La questione meridionale dopo 150 anni dall’unificazione dell’Italia resta ancora sostanzialmente irrisolta, laddove il divario economico tra il sud e il resto del Paese continua a crescere piuttosto che attenuarsi, laddove la mole di risorse che lo Stato vi fa giungere da decenni non riesce ad ingranare un sistema organico di produzione e ricchezza, ma contribuisce allo sviluppo della malavita e laddove il capitalismo mondiale corre ad investire all’estero non prendendo per nulla in considerazione le grandi e popolose regioni del meridione. Ma soprattutto laddove resta il silenzio assordante di un sud che in svariate questioni di collaudato valore continua a non esprimersi, in un silenzio che va a braccetto con un’inevitabile decadenza o lasciando che si esprimano singole voci, quelli che poi vengono definiti “uomini soli”.
Per la Puglia è il caso di Paolo Pagliaro, imprenditore salentino che ha fatto parlare di sé per le sue idee controcorrente e che in una matassa di ragioni paralizzanti e distruttive sull’ormai conosciuto sottosviluppo del sud è spiccato per proposte degne di nota come la possibile istituzione della regione Salento. Una sorta di ribellione civile ad un sistema che finora si è rivelato scadente e di cui a fare le spese sono i cittadini dell’estremo sud della Puglia, che da “luogo abbandonato da Dio” – come definito da molti – diverrebbe con la regione Salento un valido centro propulsore in grado di analizzare difficoltà e deficienze smantellando innumerevoli costi, accelerando un adeguato processo di industrializzazione, ma salvaguardando al tempo stesso le risorse naturali del territorio.

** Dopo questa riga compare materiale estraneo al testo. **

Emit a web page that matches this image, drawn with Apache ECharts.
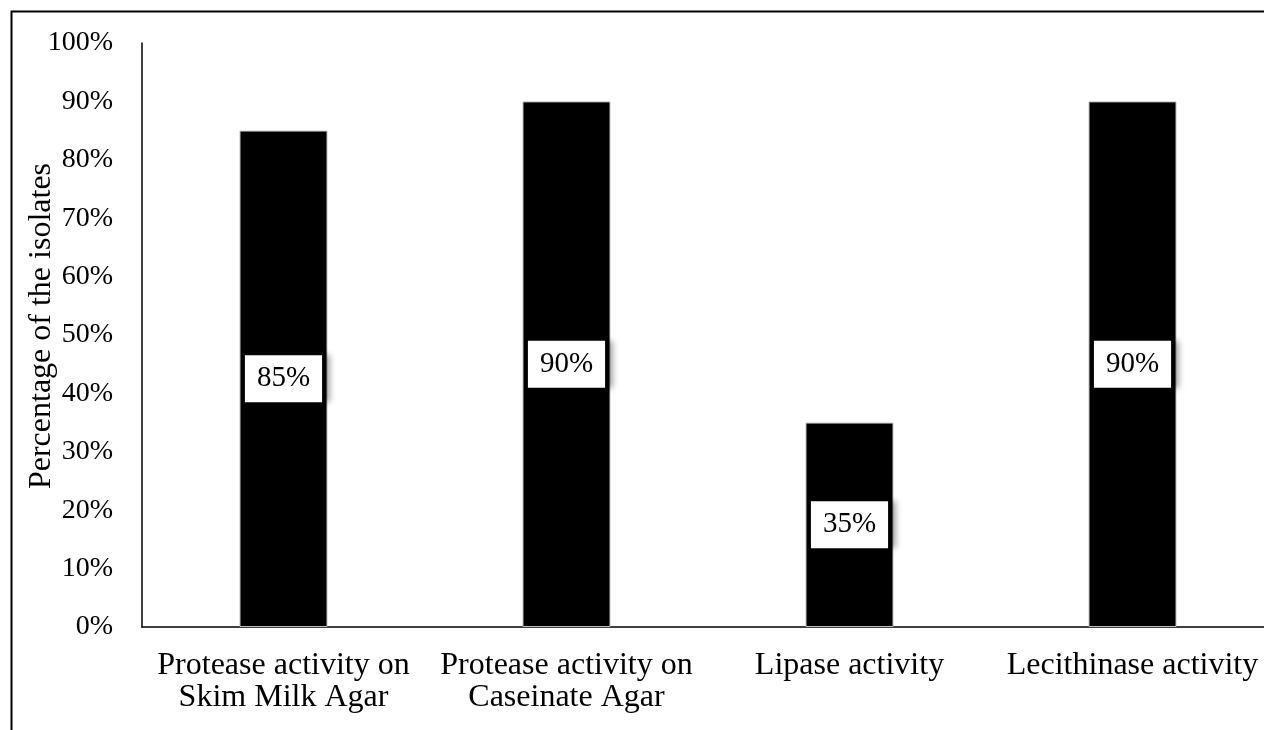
<!DOCTYPE html>
<html>
<head>
<meta charset="utf-8">
<script src="https://cdn.jsdelivr.net/npm/echarts@6/dist/echarts.min.js"></script>
<style>
html,body{margin:0;padding:0;background:#fff;overflow:hidden;}
#chart{width:1264px;height:730px;}
</style>
</head>
<body>
<div id="chart"></div>
<script>
const categories = [
  "Protease activity on\nSkim Milk Agar",
  "Protease activity on\nCaseinate Agar",
  "Lipase activity",
  "Lecithinase activity"
];
const values = [85, 90, 35, 90];
const yAxisTitle = "Percentage of the isolates";

const FONT = "'Liberation Serif', 'Times New Roman', serif";
const chart = echarts.init(document.getElementById('chart'), null, {renderer: 'canvas'});
chart.setOption({
  backgroundColor: '#ffffff',
  animation: false,
  graphic: [{
    type: 'rect',
    left: 9, top: 9,
    shape: {x: 0, y: 0, width: 1400, height: 900},
    style: {fill: 'none', stroke: '#000', lineWidth: 2},
    silent: true,
    z: -10
  }],
  grid: {left: 142, top: 43, right: -10, bottom: 103, containLabel: false, outerBoundsMode: 'none'},
  xAxis: {
    type: 'category',
    data: categories,
    axisLine: {show: true, lineStyle: {color: '#000', width: 1.5}},
    axisTick: {show: false},
    axisLabel: {
      color: '#000', fontFamily: FONT, fontSize: 32, lineHeight: 32, margin: 23,
      interval: 0
    }
  },
  yAxis: {
    type: 'value',
    min: 0, max: 100, interval: 10,
    name: yAxisTitle,
    nameLocation: 'middle',
    nameGap: 84,
    nameMoveOverlap: false,
    nameRotate: 90,
    nameTextStyle: {color: '#000', fontFamily: FONT, fontSize: 32, padding: [0, 0, 0, 18]},
    axisLine: {show: true, lineStyle: {color: '#000', width: 1.5}},
    axisTick: {show: false},
    splitLine: {show: false},
    axisLabel: {
      color: '#000', fontFamily: FONT, fontSize: 28, margin: 29,
      formatter: '{value}%'
    }
  },
  series: [{
    type: 'bar',
    data: values,
    barWidth: 88,
    itemStyle: {color: '#000', borderColor: '#bfbfbf', borderWidth: 1},
    label: {
      show: true,
      position: 'inside',
      formatter: '{c}%',
      color: '#000',
      fontFamily: FONT,
      fontSize: 29,
      lineHeight: 35,
      backgroundColor: '#fff',
      padding: [6, 12],
      shadowColor: 'rgba(0,0,0,0.35)',
      shadowBlur: 6,
      shadowOffsetX: 8,
      shadowOffsetY: 0
    }
  }]
});
</script>
</body>
</html>
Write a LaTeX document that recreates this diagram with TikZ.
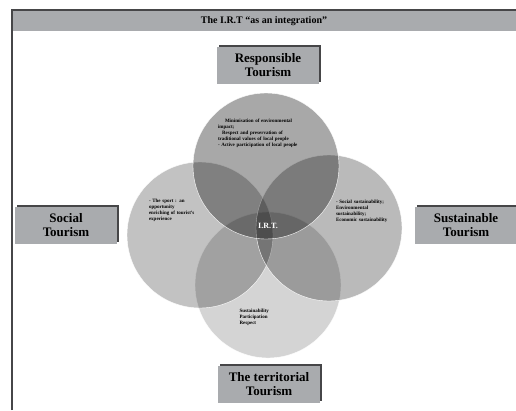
\documentclass[tikz,border=0pt]{standalone}
\usepackage{fontspec}
\setmainfont{Liberation Serif}
\usetikzlibrary{shadows}
\definecolor{barcolor}{RGB}{169, 171, 174}
\definecolor{shadecolor}{RGB}{70, 70, 72}
\tikzstyle{tourism} = [rectangle, minimum width=102pt, minimum height=37pt,
                       inner sep=1pt, align=center, fill=barcolor,
                       font=\fontsize{13}{14}\selectfont\bfseries,
                       general shadow={fill=shadecolor, shadow xshift=2pt, shadow yshift=2pt}]
\tikzstyle{ring} = [circle, minimum size=146pt, inner sep=0pt, draw=white, line width=0.4pt]
\tikzstyle{note} = [inner sep=0pt, align=left, font=\fontsize{5}{6}\selectfont\bfseries]

\begin{document}
\begin{tikzpicture}[x=1pt, y=-1pt]
        \useasboundingbox (0,0) rectangle (516,410);

        %Title bar
        \fill[barcolor] (12,11) rectangle (516,31);
        \draw[shadecolor, line width=1.2pt] (12,410) -- (12,10) -- (516,10);
        \node (Title) [font=\fontsize{10}{11}\selectfont\bfseries] at (264,21) {The I.R.T ``as an integration''};

        %Circles
        \node (Bottom) [ring, fill=black, fill opacity=0.17] at (268,285) {};
        \node (Left) [ring, fill=black, fill opacity=0.24] at (200,235) {};
        \node (Right) [ring, fill=black, fill opacity=0.27] at (329,228) {};
        \node (Top) [ring, fill=black, fill opacity=0.34] at (266,166) {};

        %Texts in circles
        \node (TopText) [note, text width=104pt] at (270,133) {\hspace*{7pt}Minimisation of environmental\\impact;\\\hspace*{4pt}Respect and preservation of\\traditional values of local people\\- Active participation of local people};
        \node (LeftText) [note, text width=50pt] at (174,210) {- The sport : an\\opportunity\\enriching of tourist's\\experience};
        \node (RightText) [note, text width=56pt] at (364,211) {- Social sustainability;\\Environmental\\sustainability;\\Economic sustainability};
        \node (BottomText) [note, text width=45pt] at (262,317) {Sustainability\\Participation\\Respect};
        \node (Core) [font=\fontsize{8}{9}\selectfont\bfseries, text=white] at (268,226) {I.R.T.};

        %Tourism boxes
        \node (Responsible) [tourism] at (268,65) {Responsible\\Tourism};
        \node (Social) [tourism] at (66,225) {Social\\Tourism};
        \node (Sustainable) [tourism] at (466,225) {Sustainable\\Tourism};
        \node (Territorial) [tourism] at (269,384) {The territorial\\Tourism};

    \end{tikzpicture}
\end{document}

La regione Salento potrebbe rappresentare il punto d’inizio del nuovo: quel nuovo in cui i soldi pubblici vengono spesi bene con la realizzazione di strade, ospedali, ferrovie. Quel nuovo che è il punto di partenza della nuova Italia e di una nuova storia in cui non vi è più spazio per assurde tesi che giustificano qualsivoglia sopruso con “l’inferiorità della popolazione meridionale” raccontata da sempre nel sistema del potere. Quel nuovo in cui l’emigrazione fa parte del passato come soluzione amara e vergognosa all’impossibilità di una vita dignitosa nel profondo meridione. Quel nuovo che sarebbe sinonimo di lavori di risanamento del territorio e realizzazione di infrastrutture, dove nulla può essere più abbandonato come fosse questione insolubile e che può avere i suoi promotori nelle nuove generazioni.